The Twinkling Fractal Theory of the Glass Transition: Applications to Soft Matter

The Twinkling Fractal Theory (TFT) of the glass transition has recently been demonstrated experimentally [J.F. Stanzione et al., J. Non Cryst. Sol., (2011, 357,311]. The hard to-soft matter transition is characterized by the presence of solid fractal clusters with liquid-like pools that are dynamically interchanging via their anharmonic intermolecular potentials with Boltzmann energy populations with a characteristic temperature dependent vibrational density of states g($\omega ) \quad \sim \quad \omega ^{df}$ . The twinkling fractal frequencies $\omega $ cover a range of 10$^{12}$ Hz to 10$^{-10}$Hz and the fractal solid clusters of size R have a lifetime $\tau \quad \sim $ R$^{Df/df}$, where the fractal dimension D$_{f}$ $\approx $ 2.4 and the fracton dimension d$_{f}$ = 4/3. Here we explore its application to a number of soft matter issues.

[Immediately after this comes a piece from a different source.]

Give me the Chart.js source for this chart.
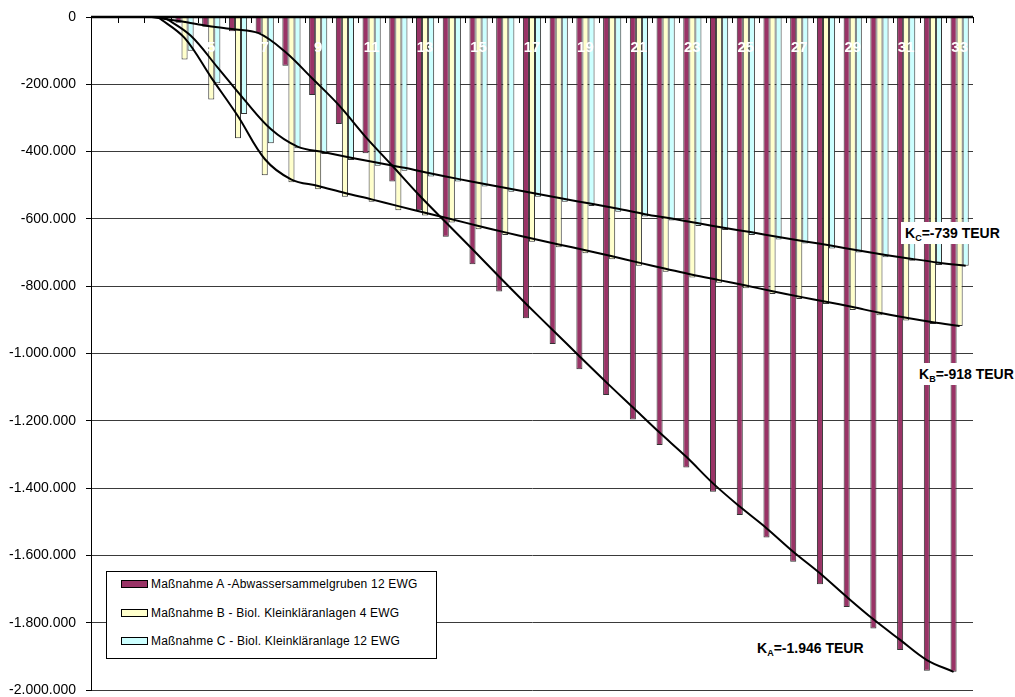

These include (a) Confinement effects on T$_{g}$ reduction in thin films of thickness h, where by virtue of large cluster exclusion, $\Delta $T$_{g} \quad \sim $ 1/h$^{Df/df}$; (b) T$_{g}$ gradients near bulk surfaces, where the smaller clusters on the surface have a faster relaxation time; (c) Effect of twinkling surfaces on cell growth, where at T $\approx $ T$_{g}$ + 20 C, there exists a twinkling fractal range that leads to bell-shaped enhancement of cell growth and chemical up-regulation via the twinkling surfaces ``communicating `` with the cells through their vibrations; and (d) adhesion above and below T$_{g}$ where topological fluctuations associated with g($\omega )$ promotes the development of nano-nails at the interface.